DARPA’S COMPASS Tool Suite Tested to Study Observed Events, Possible Connections

DARPA’s COMPASS – Collection and Monitoring via Planning for Active Situational Scenarios –  tool suite has undergone testing by the U.S. Indo-Pacific Command headquarters in Hawaii. The tool suite is designed to help military analysts and planners determine if observed events are unconnected occurrences, or if they’re part of an adversary’s competition campaign to achieve strategic objectives in a geographic region.

Competition refers to actions – both non-violent and violent – that are designed to achieve geo-political goals without provoking armed conflict. The ultimate aim of the COMPASS program is to provide theater-level operations and planning staff with robust analytics and decision-support tools that reduce the inexactness of assessing the actions of adversaries and their objectives.

“We kicked the program off less than a year ago and pushed very hard to have something tangible for military users to evaluate,” said Fotis Barlos, program manager in DARPA’s Strategic Technology Office. “Indo-Pacific Command provided great support for this experiment, and their feedback and insights remain invaluable as we continue to develop the AI technologies and the user interface.”

Existing digital aids primarily provide historical trends, but COMPASS is capable of analyzing current actions.

“COMPASS tries to put all the incoming data into what we call ‘lines of effort’ and then automatically generates multiple hypotheses,” Barlos said. “The AI, in essence, tells operators, ‘Based on what I’m seeing, I believe these activities are part of sequence, an adversarial competition campaign’ and provides that information in a graphical form for the human to evaluate.
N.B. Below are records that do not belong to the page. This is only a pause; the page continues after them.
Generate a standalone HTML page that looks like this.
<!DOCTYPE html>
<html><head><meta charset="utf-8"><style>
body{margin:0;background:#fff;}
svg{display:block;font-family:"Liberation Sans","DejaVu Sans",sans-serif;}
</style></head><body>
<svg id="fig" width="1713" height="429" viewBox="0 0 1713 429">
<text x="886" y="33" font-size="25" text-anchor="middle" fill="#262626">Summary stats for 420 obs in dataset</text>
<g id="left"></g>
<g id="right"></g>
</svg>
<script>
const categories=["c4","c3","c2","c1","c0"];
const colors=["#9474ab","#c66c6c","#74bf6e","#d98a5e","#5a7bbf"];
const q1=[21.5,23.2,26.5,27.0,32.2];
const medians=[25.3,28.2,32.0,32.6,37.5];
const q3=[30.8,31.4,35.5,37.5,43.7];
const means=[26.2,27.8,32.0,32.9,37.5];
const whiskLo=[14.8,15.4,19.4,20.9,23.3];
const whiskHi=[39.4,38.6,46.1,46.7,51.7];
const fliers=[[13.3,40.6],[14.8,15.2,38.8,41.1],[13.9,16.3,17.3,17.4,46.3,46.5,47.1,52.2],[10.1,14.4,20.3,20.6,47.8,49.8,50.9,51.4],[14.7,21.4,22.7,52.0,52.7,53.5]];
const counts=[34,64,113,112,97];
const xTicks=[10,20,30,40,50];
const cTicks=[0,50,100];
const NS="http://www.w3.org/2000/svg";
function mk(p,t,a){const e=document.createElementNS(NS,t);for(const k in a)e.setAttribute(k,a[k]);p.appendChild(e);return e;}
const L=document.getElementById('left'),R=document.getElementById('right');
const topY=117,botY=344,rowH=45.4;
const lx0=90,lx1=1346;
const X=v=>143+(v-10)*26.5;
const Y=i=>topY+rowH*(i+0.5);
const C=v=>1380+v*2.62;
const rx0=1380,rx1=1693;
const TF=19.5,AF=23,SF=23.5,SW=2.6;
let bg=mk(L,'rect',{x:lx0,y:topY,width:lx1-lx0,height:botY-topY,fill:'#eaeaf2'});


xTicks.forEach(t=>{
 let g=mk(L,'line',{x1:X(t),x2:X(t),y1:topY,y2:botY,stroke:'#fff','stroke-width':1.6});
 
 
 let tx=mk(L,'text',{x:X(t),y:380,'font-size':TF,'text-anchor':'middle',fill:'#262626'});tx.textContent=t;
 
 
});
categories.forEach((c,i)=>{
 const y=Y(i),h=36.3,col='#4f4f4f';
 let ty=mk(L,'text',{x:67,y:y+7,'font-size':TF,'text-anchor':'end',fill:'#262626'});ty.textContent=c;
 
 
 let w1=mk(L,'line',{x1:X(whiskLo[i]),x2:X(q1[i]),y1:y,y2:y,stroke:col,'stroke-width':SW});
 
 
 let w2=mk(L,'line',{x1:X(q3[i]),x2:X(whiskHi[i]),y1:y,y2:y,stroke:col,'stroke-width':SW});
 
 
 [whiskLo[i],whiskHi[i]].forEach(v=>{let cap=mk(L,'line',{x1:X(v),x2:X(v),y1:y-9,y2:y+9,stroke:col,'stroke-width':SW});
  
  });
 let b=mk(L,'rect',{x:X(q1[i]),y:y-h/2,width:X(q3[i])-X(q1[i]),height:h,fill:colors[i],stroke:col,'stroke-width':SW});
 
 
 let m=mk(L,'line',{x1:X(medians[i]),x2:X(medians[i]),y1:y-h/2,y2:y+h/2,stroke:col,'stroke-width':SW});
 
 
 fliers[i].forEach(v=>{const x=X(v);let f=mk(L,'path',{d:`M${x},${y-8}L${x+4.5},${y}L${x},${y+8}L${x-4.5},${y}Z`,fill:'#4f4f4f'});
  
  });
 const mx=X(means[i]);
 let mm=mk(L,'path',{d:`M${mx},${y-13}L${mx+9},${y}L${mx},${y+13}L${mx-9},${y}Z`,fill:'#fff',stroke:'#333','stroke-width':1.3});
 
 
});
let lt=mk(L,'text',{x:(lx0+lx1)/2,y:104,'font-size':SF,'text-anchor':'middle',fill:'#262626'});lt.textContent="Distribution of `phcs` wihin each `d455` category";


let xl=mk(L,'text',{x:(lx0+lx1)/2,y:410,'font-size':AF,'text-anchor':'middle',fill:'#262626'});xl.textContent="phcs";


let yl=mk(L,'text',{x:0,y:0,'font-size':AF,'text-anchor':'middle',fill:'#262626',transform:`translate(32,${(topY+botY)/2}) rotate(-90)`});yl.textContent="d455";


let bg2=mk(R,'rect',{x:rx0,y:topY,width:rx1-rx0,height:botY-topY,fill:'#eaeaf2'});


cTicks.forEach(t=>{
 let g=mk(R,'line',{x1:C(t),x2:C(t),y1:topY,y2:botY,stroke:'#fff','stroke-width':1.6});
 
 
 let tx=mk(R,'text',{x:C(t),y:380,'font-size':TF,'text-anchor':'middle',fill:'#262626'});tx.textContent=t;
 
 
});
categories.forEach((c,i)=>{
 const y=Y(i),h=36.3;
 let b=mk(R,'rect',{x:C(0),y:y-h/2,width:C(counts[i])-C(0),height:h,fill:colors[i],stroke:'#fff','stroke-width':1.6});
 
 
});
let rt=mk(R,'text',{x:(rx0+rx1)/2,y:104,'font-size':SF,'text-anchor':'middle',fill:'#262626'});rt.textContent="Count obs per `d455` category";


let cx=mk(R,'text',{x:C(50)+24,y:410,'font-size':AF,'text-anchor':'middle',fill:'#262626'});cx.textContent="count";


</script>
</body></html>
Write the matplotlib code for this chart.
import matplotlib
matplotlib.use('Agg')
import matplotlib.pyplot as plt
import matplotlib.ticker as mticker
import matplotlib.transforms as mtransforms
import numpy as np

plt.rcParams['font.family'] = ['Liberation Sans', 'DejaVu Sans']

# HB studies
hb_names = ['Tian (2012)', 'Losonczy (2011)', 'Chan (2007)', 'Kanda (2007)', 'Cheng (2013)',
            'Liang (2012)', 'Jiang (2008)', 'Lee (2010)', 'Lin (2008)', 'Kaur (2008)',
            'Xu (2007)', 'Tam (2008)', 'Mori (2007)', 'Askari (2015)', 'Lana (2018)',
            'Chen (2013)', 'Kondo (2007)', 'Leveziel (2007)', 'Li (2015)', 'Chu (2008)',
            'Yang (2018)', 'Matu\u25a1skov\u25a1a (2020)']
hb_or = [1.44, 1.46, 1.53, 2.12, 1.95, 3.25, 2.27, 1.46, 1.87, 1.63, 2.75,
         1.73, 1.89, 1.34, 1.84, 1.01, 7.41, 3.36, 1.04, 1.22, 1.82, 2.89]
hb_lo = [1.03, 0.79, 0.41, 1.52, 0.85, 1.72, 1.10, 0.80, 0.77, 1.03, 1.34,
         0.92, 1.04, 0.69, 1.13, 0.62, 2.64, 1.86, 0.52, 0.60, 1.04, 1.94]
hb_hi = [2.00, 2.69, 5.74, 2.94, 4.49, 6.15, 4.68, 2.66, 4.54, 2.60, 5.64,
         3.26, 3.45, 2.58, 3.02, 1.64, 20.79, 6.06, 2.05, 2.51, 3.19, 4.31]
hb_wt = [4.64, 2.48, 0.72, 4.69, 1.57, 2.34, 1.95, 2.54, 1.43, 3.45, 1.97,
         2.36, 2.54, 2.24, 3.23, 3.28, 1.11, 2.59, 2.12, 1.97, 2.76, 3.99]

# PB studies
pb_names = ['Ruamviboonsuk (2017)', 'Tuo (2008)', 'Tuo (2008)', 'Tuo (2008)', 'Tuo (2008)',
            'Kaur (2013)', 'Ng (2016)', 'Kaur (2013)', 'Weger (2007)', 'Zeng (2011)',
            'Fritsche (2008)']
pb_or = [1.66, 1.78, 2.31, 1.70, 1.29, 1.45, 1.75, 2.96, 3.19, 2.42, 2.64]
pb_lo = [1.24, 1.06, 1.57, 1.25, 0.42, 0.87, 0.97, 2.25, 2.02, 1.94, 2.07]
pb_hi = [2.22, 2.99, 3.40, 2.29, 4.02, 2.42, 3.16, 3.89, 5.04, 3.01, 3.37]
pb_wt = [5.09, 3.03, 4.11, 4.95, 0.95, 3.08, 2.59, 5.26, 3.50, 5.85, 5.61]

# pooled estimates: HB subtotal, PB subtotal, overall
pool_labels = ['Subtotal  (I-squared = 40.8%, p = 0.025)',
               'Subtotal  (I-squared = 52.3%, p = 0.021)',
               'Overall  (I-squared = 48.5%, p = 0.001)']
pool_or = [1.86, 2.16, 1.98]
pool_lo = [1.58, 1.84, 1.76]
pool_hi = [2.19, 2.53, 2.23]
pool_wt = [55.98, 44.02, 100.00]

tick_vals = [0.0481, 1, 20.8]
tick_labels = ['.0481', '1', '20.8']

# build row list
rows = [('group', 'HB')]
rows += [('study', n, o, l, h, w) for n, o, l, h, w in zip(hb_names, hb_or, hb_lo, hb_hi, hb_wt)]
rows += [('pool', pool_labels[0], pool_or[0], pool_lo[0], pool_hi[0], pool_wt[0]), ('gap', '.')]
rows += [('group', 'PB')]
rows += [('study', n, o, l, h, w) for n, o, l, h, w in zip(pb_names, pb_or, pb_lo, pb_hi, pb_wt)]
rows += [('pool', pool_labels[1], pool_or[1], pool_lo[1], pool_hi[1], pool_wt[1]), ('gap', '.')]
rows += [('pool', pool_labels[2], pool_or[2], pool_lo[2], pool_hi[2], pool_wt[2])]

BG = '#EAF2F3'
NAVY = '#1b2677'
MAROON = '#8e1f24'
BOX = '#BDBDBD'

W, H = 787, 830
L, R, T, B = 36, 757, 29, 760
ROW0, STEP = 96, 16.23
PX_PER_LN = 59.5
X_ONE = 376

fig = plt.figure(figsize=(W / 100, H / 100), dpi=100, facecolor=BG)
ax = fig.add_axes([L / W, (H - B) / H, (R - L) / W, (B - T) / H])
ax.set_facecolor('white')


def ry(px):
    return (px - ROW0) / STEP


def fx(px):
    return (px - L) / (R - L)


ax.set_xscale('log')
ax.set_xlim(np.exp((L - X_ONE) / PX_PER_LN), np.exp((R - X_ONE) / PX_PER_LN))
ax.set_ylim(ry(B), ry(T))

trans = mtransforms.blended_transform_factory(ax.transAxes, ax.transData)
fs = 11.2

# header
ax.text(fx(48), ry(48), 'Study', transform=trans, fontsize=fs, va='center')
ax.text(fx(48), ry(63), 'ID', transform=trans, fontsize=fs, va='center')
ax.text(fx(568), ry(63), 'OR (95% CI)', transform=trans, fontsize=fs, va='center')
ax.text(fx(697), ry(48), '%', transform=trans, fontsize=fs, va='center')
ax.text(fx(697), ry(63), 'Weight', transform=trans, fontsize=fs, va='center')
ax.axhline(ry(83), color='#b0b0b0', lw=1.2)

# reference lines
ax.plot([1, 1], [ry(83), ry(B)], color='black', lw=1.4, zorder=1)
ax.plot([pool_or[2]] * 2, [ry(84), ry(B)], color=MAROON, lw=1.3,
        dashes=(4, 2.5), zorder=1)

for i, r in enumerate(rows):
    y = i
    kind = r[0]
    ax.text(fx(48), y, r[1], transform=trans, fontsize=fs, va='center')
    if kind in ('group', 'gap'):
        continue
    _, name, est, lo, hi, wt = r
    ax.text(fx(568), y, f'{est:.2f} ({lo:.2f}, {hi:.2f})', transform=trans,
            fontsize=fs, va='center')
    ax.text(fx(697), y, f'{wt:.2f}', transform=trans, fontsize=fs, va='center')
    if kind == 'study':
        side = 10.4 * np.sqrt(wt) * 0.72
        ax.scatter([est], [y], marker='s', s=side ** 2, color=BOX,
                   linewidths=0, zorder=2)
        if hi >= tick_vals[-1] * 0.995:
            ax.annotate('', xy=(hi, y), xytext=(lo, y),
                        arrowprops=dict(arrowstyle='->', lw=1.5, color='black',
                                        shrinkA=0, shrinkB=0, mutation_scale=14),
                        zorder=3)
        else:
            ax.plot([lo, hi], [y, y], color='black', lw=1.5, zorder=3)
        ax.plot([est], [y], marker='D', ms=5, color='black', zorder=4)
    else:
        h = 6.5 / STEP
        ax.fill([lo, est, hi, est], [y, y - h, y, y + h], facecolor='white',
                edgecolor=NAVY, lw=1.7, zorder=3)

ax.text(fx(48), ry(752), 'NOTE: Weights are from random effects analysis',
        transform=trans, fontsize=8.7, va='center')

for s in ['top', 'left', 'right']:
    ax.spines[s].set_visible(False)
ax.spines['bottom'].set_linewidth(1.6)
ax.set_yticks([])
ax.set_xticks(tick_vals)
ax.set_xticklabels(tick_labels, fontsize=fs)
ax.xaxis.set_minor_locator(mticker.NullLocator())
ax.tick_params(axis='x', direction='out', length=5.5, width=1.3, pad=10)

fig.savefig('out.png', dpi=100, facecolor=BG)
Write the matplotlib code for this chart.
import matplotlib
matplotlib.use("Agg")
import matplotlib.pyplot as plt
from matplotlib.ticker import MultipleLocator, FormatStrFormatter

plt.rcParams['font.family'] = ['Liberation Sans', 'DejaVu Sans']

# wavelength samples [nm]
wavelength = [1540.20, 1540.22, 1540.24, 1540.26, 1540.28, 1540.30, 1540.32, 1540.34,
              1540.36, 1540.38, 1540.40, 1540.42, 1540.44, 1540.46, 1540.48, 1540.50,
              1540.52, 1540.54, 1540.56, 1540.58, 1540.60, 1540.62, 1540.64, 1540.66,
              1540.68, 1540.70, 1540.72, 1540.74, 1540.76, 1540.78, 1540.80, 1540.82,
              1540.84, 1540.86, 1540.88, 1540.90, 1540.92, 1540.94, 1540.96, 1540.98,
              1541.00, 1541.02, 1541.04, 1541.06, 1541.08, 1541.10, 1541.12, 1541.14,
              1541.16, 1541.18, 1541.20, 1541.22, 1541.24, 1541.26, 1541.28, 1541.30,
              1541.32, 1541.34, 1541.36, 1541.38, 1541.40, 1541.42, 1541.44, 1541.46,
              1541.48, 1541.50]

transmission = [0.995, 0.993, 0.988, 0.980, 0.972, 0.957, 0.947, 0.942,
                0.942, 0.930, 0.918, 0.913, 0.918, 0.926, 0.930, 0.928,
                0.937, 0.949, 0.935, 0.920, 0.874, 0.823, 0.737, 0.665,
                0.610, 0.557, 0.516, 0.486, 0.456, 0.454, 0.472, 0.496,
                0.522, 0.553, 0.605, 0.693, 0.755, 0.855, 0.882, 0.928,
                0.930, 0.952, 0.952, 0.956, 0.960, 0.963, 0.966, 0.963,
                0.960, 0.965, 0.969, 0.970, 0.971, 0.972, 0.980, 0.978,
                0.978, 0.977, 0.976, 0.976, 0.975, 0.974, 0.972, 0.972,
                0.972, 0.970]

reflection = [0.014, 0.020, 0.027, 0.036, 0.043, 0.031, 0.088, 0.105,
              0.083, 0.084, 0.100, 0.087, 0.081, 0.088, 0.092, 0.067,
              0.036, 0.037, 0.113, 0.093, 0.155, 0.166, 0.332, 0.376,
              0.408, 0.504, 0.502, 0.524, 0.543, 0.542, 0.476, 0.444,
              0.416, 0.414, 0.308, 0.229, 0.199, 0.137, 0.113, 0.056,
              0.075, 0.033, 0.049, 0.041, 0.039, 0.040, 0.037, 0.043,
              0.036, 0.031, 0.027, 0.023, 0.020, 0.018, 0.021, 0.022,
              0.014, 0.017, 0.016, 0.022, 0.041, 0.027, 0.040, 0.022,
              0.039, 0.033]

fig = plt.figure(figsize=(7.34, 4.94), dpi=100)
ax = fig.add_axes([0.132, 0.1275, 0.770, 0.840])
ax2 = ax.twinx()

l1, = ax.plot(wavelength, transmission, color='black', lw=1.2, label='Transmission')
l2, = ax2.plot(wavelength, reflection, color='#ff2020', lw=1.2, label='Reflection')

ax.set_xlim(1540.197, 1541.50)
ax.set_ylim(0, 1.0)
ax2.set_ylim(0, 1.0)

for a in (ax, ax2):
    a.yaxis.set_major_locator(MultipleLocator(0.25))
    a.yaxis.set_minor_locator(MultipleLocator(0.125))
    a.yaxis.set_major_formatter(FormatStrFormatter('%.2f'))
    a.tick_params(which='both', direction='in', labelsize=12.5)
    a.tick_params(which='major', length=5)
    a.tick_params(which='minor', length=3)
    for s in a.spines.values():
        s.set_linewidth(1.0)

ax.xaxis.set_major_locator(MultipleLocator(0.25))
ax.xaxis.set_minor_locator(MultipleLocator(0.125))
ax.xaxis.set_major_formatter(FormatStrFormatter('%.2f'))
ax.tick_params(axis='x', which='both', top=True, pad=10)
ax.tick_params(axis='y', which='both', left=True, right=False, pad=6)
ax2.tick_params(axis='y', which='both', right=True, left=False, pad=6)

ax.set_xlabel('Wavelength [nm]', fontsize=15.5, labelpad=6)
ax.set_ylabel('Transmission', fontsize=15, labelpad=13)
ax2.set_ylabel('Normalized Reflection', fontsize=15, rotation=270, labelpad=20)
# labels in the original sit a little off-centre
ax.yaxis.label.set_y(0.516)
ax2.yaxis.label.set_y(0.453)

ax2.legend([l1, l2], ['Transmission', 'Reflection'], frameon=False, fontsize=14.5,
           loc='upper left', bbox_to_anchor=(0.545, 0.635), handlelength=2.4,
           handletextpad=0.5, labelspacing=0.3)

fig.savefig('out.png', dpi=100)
Regardless of the sophistication of the underlying algorithms, there will always be some uncertainty about the hypotheses an AI system can produce. This is an area that COMPASS addresses directly.”

Following the experiment, Air Force Col. Joseph Musacchia Jr., division chief of the U.S. Indo-Pacific Command Directorate in charge of critical infrastructure protection, anti-terrorism, and mission assurance said, “COMPASS has (the) potential to be an extremely useful tool in the world of mission assurance, and demonstrates that we can discover patterns of activity at the ‘speed of need’ and then act upon them.”